(DATASET RECORDS)
——————
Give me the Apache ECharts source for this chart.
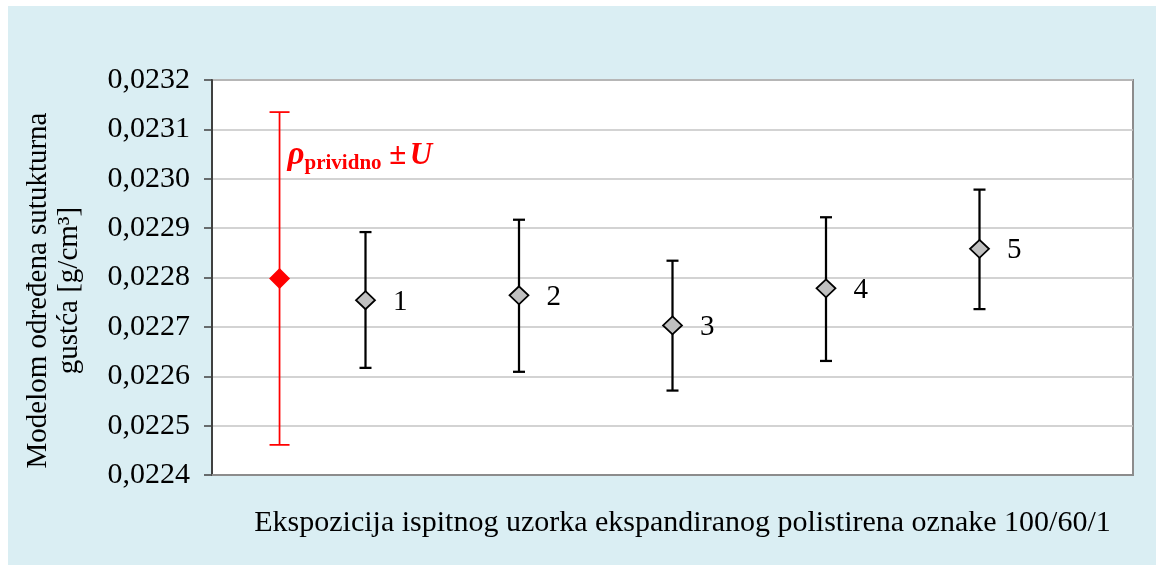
——————
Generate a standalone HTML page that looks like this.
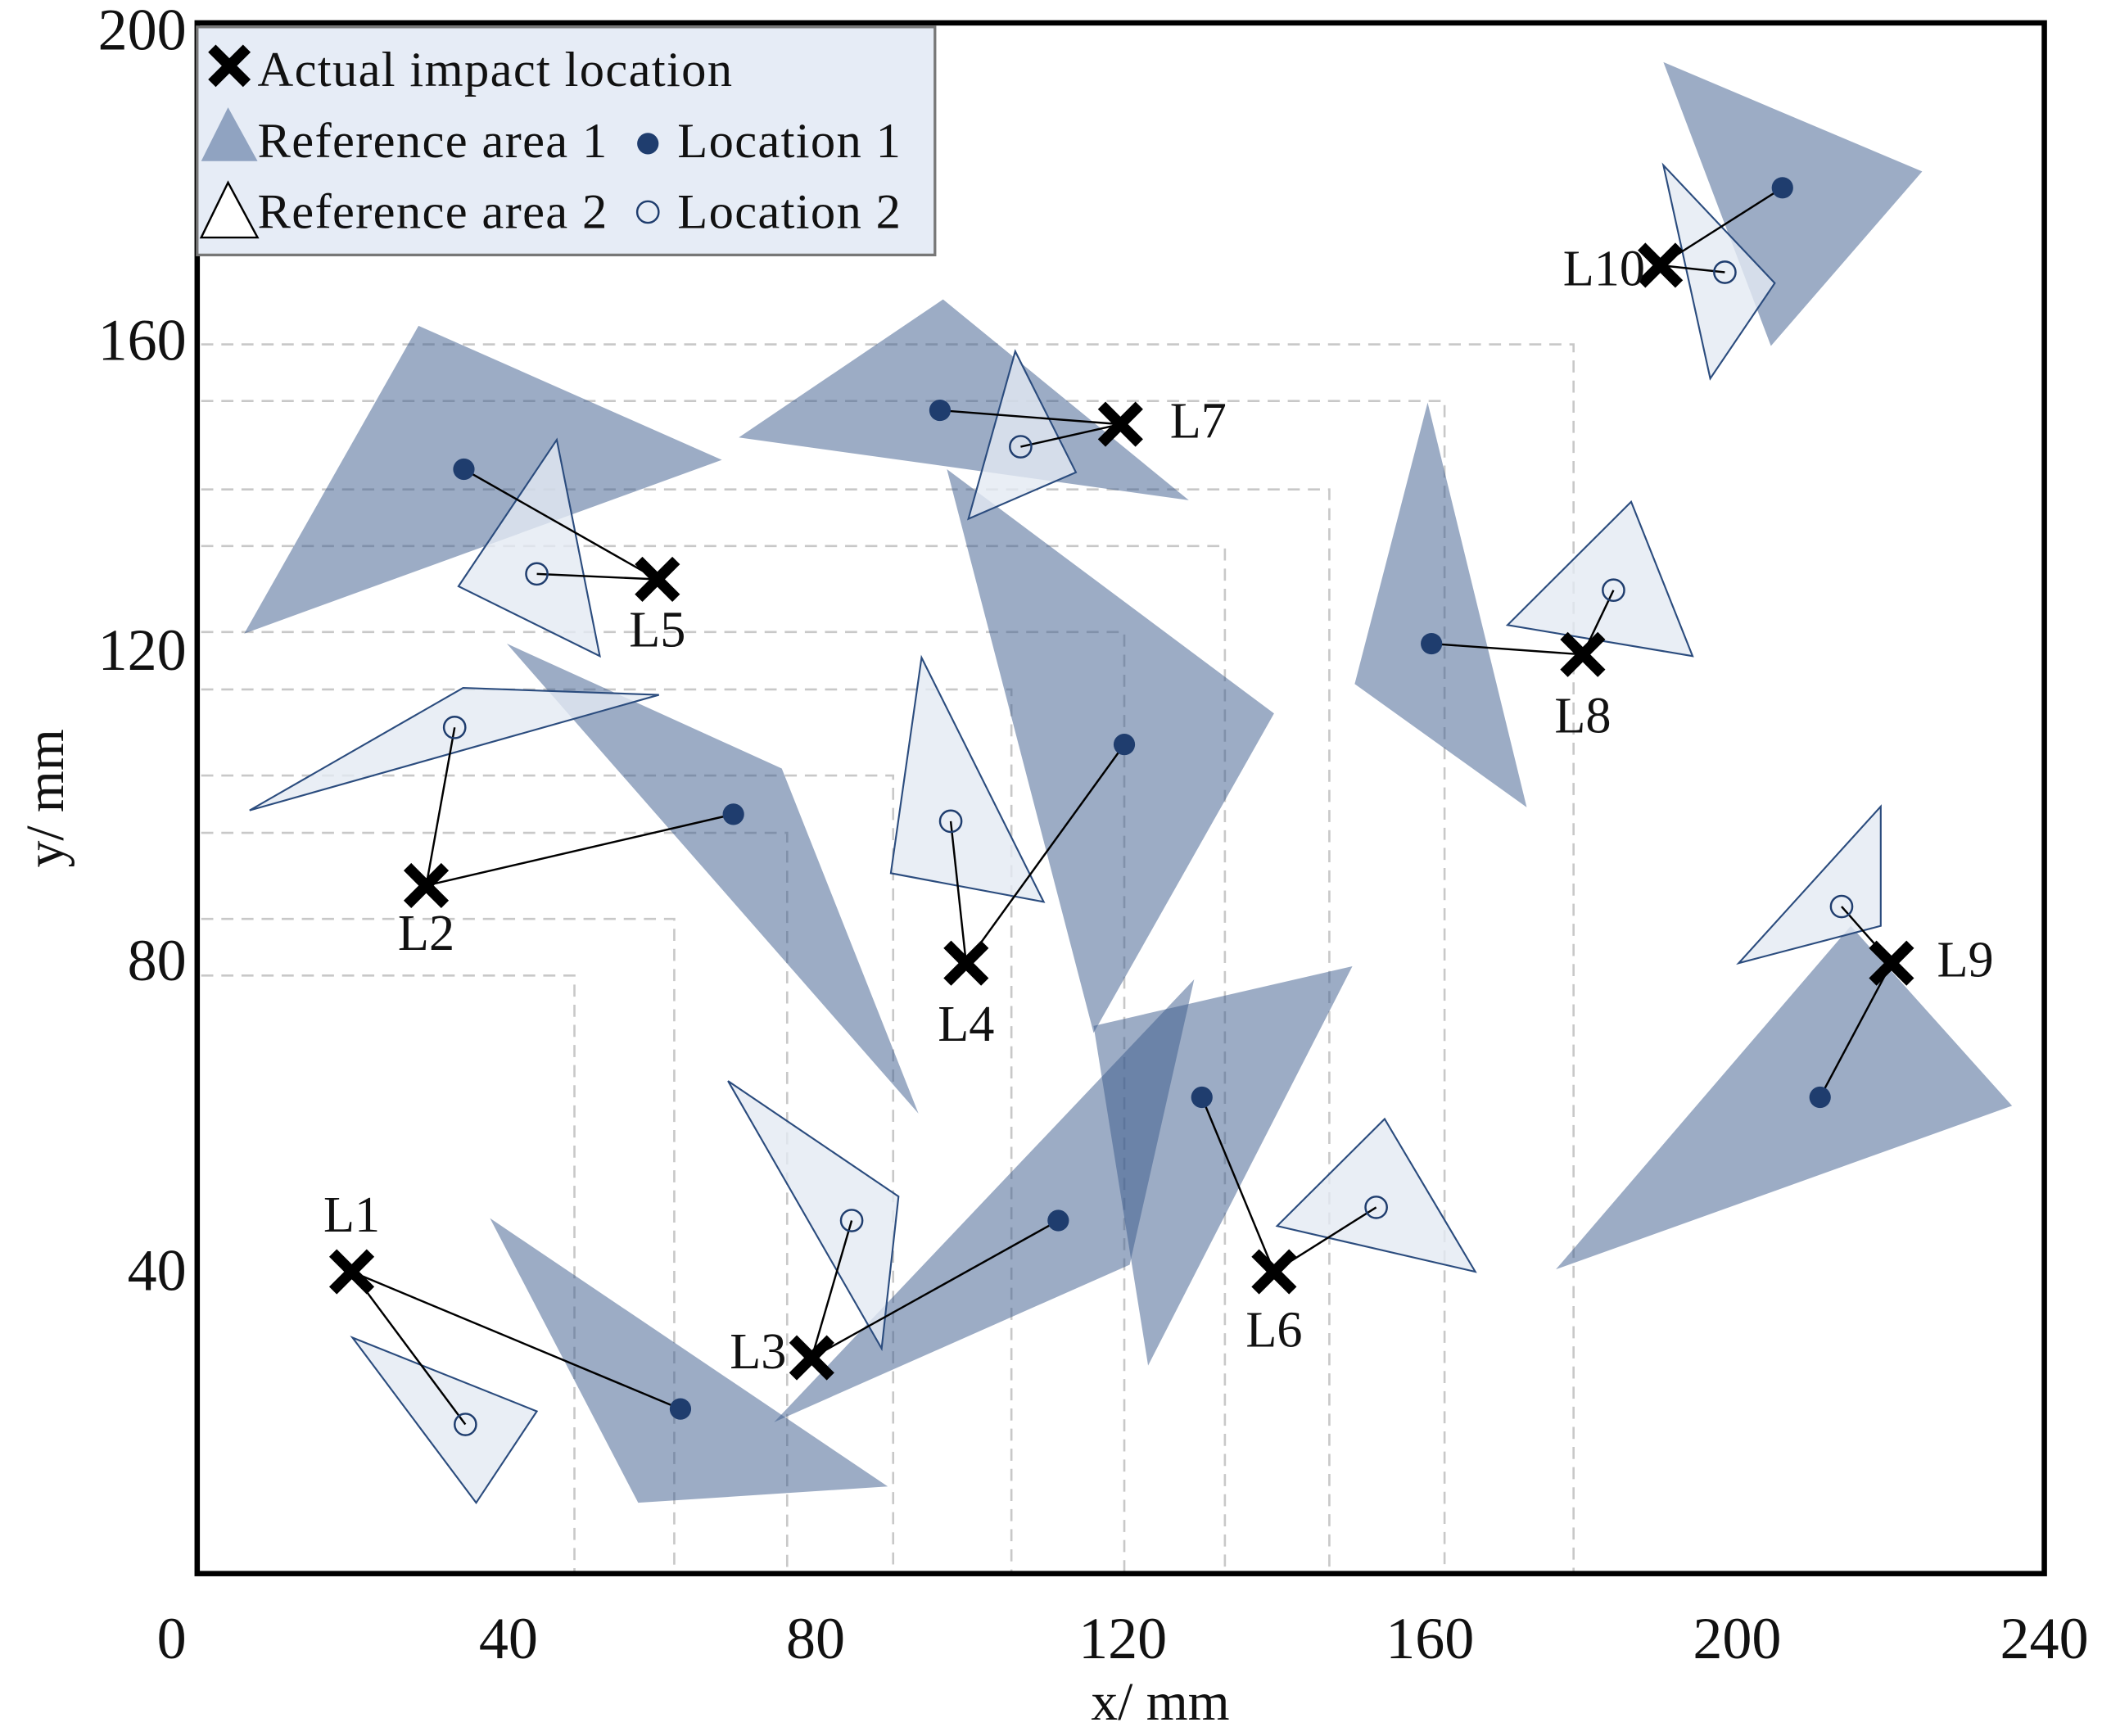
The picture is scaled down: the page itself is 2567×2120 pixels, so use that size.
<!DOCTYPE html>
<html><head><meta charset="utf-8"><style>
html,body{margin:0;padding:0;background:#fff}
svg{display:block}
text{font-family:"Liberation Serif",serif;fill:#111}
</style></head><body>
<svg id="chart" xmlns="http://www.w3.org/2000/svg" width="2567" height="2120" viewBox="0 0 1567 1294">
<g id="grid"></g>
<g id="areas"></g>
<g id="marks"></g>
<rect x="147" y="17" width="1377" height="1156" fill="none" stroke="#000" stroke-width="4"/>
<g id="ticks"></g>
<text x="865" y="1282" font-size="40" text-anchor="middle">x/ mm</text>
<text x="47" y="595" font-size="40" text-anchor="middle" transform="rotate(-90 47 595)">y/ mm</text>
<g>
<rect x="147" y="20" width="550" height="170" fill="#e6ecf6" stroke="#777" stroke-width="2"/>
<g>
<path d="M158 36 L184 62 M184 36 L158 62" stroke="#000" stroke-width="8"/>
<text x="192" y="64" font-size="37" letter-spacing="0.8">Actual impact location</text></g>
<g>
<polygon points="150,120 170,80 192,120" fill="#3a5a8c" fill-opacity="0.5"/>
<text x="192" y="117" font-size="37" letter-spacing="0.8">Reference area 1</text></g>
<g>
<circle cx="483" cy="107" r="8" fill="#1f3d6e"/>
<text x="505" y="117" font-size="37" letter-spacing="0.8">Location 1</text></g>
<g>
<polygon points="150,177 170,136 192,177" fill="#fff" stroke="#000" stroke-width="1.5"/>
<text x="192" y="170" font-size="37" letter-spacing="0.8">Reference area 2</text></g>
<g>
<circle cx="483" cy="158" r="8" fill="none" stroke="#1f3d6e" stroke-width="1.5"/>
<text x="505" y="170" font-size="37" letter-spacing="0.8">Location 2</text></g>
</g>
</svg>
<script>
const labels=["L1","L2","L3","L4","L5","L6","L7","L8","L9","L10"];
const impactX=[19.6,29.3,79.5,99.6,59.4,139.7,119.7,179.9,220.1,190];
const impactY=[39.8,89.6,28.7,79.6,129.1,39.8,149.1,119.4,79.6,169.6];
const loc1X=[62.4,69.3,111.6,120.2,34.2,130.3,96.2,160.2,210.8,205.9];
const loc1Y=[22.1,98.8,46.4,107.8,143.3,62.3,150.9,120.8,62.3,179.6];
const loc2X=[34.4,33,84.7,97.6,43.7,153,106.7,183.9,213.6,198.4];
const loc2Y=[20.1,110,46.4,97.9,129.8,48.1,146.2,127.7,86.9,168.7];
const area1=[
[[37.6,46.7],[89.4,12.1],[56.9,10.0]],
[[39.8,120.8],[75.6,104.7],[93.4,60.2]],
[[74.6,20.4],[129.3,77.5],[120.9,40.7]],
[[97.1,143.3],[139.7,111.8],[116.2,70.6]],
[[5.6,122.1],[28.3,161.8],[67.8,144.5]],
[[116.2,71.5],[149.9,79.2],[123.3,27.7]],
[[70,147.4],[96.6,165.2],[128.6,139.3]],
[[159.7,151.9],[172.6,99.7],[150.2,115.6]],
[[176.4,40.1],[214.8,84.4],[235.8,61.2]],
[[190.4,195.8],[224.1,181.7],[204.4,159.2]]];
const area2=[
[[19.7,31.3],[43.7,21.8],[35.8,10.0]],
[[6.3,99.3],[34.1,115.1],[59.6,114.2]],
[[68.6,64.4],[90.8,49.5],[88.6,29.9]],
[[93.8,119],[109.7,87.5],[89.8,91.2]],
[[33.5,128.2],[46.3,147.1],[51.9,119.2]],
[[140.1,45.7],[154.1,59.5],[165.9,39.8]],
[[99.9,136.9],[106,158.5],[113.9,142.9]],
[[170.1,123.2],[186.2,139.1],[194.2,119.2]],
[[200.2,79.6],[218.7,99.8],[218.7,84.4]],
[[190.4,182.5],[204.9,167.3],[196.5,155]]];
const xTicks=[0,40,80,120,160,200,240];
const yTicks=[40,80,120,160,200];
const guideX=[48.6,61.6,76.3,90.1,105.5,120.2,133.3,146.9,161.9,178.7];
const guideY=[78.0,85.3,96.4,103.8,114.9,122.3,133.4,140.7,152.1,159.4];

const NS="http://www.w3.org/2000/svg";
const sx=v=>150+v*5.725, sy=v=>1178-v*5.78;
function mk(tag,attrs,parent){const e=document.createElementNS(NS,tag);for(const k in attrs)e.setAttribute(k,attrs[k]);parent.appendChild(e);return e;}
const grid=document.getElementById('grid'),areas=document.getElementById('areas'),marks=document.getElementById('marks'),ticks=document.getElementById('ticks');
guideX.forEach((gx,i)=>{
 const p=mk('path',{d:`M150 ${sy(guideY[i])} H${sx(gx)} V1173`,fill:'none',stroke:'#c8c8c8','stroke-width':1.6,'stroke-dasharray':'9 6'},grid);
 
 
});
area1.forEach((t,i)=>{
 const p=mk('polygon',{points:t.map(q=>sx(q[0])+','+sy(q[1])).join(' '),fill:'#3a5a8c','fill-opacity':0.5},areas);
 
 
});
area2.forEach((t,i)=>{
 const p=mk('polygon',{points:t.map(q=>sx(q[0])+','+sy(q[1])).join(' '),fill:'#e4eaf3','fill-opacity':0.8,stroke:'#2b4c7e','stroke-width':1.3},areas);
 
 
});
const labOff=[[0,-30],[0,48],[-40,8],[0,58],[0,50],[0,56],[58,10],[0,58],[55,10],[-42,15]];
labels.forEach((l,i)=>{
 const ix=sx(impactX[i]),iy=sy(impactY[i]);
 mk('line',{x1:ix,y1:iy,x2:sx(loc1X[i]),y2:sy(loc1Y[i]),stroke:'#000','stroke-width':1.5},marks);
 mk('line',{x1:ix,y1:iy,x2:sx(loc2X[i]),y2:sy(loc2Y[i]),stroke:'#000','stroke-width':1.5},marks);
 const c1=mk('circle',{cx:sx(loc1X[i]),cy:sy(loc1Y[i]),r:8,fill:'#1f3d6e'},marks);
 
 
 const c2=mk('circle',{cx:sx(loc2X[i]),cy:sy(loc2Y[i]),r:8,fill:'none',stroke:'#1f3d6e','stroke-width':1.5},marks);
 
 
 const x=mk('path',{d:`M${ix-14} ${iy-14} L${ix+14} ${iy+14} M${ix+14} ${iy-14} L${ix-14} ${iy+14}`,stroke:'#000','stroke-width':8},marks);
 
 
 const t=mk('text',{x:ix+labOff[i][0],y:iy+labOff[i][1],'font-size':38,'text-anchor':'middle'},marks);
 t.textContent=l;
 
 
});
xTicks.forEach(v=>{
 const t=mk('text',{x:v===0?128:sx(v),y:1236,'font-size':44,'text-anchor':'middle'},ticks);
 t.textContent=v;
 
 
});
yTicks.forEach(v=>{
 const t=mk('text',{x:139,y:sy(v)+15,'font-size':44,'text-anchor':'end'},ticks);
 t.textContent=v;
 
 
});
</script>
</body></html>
——————
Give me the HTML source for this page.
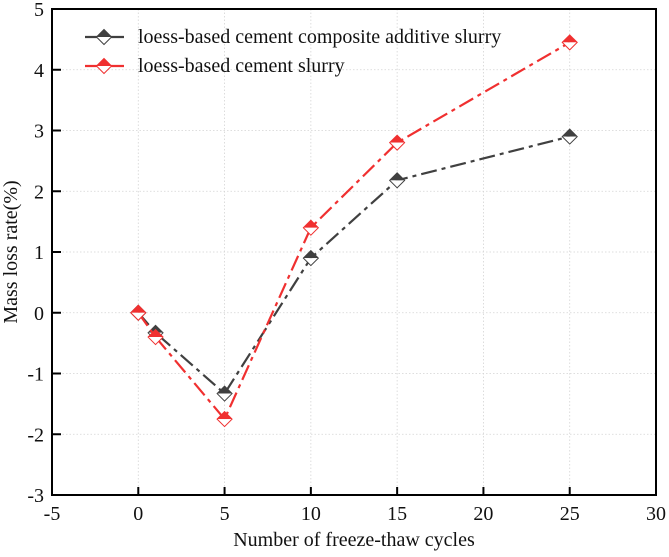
——————
(PROMPT) Which lines hold the word "this"? Copy all of them.

(WRITTEN ANSWER)
Give me the Apache ECharts source for this chart.
Generate a standalone HTML page that looks like this.
Give me the HTML source for this page.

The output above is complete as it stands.